Pour pallier aux manques de moyens humains sans mettre la main à la poche, l’exécutif a ouvert le système au privé. Désormais, « des architectes, des auditeurs énergétiques peuvent recevoir l’agrément “Accompagnateur Rénov’” et être payés pour ça », précise la spécialiste. Avec une crainte : que ces nouveaux acteurs ne soient pas neutres et indépendants dans leurs conseils.

3. Sur le terrain, des acteurs récalcitrants

Même une fois enclenché, un chantier de rénovation relève du parcours du combattant. Car sur le terrain, les obstacles sont toujours nombreux. Les escrocs sont encore légion — la Répression des fraudes a reçu 17 000 signalements à ce sujet sur les neuf premiers mois de l’année — les banques demeurent très récalcitrantes à soutenir les opérations (moins de 130 prêts à taux zéro ont été distribués en six mois) et les copropriétés restent réfractaires à lancer des travaux d’ampleur.

Autre frein, pointé par plusieurs experts : les préconisations des architectes des bâtiments de France (ABF), qui interviennent lors de travaux menés dans et autour des sites classés (2 700 en France). Non sans accroc avec les professionnels de la rénovation : « Dans le centre ancien d’une ville, dans un immeuble qui n’a rien d’exceptionnel, l’ABF nous a imposé du simple vitrage, s’emporte Jérémie Rouzaud. Les pompes à chaleur sont aussi très souvent interdites, parce que les unités extérieures sont moches ! »
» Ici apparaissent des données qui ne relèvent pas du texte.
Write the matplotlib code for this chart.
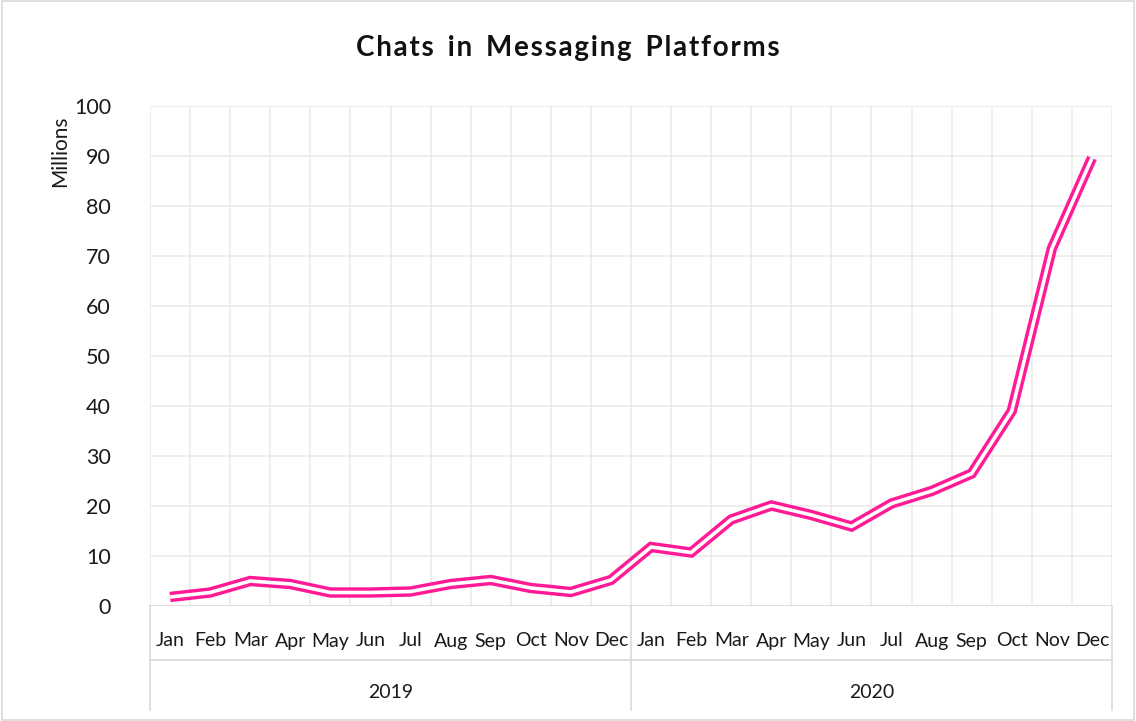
import matplotlib
matplotlib.use("Agg")
import matplotlib.pyplot as plt
from matplotlib.patches import Rectangle
import matplotlib.transforms as mtransforms

months = ["Jan", "Feb", "Mar", "Apr", "May", "Jun", "Jul", "Aug", "Sep", "Oct", "Nov", "Dec"]
years = ["2019", "2020"]
chats_2019 = [1.8, 2.7, 5.0, 4.4, 2.7, 2.7, 2.9, 4.4, 5.2, 3.6, 2.8, 5.2]
chats_2020 = [11.8, 10.7, 17.3, 20.1, 18.2, 15.9, 20.5, 23.0, 26.5, 39.0, 71.5, 89.6]
yticks = [0, 10, 20, 30, 40, 50, 60, 70, 80, 90, 100]

values = chats_2019 + chats_2020
labels = months * len(years)
n = len(values)
x = list(range(n))

FONT = ["Lato", "DejaVu Sans"]
plt.rcParams["font.family"] = FONT

W, H = 1136, 721
fig = plt.figure(figsize=(W / 100, H / 100), dpi=100)
fig.patches.append(Rectangle((0.0015, 0.002), 0.997, 0.996, transform=fig.transFigure,
                             fill=False, edgecolor="#d9d9d9", lw=1.2))

left, right, top, bottom = 150, 1112, 106, 606
ax = fig.add_axes([left / W, 1 - bottom / H, (right - left) / W, (bottom - top) / H])
ax.set_xlim(-0.5, n - 0.5)
ax.set_ylim(0, 100)
for s in ax.spines.values():
    s.set_visible(False)

grid_c = "#e9e9e9"
for yv in yticks[1:]:
    ax.axhline(yv, color=grid_c, lw=1.1, zorder=0)
for b in range(n + 1):
    ax.axvline(b - 0.5, color=grid_c, lw=1.1, zorder=0)
ax.axhline(0, color="#d9d9d9", lw=1.2, zorder=1)

pink = "#FF1A96"
ax.plot(x, values, color=pink, lw=7.5, solid_joinstyle="miter", solid_capstyle="butt", zorder=3)
ax.plot(x, values, color="white", lw=2.6, solid_joinstyle="miter", solid_capstyle="butt", zorder=4)

txt_c = "#1a1a1a"
ax.set_yticks(yticks)
ax.set_yticklabels([str(v) for v in yticks], fontsize=15.5, color=txt_c)
ax.tick_params(axis="y", length=0, pad=28)
ax.set_xticks([])

trans = mtransforms.blended_transform_factory(ax.transData, ax.transAxes)
px = 1.0 / (bottom - top)
for i, lab in enumerate(labels):
    ax.text(i, -35 * px, lab, transform=trans, ha="center", va="center",
            fontsize=14, color=txt_c)
for k, yr in enumerate(years):
    ax.text(k * 12 + 5.5, -86 * px, yr, transform=trans, ha="center", va="center",
            fontsize=14, color=txt_c)
line_c = "#d9d9d9"
for b in [-0.5, 11.5, 23.5]:
    ax.plot([b, b], [0, -104 * px], transform=trans, color=line_c, lw=1.2, clip_on=False)
ax.plot([-0.5, 23.5], [-54 * px, -54 * px], transform=trans, color=line_c, lw=1.2, clip_on=False)

ax.set_ylabel("Millions", fontsize=15, color=txt_c)
ax.yaxis.set_label_coords(-0.083, 0.91)

fig.text(0.5, 1 - 48 / H, "C h a t s   i n   M e s s a g i n g   P l a t f o r m s".replace("   ", "\u2002").replace(" ", "\u200a"),
         ha="center", va="center", fontsize=20, fontweight="bold", color="#111111")

fig.savefig("out.png", dpi=100, facecolor="white")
Malgré l’urgence, le gouvernement avance donc à trop petits pas, et la rénovation peine à décoller. Au détriment des plus modestes : « Pour eux, la rénovation globale est le seul moyen de ne pas tomber dans la grande précarité », insiste Vincent Legrand, rappelant que des travaux d’ampleur peuvent permettre de diviser par 6 ou 7 la facture de chauffage.

Pour débloquer la situation, les associations plaident pour une obligation à rénover, « seule à même d’enclencher la machine », selon Olivier Sidler. L’interdiction progressive de louer des passoires thermiques, si elle va dans le bon sens, reste bien trop timide à leurs yeux.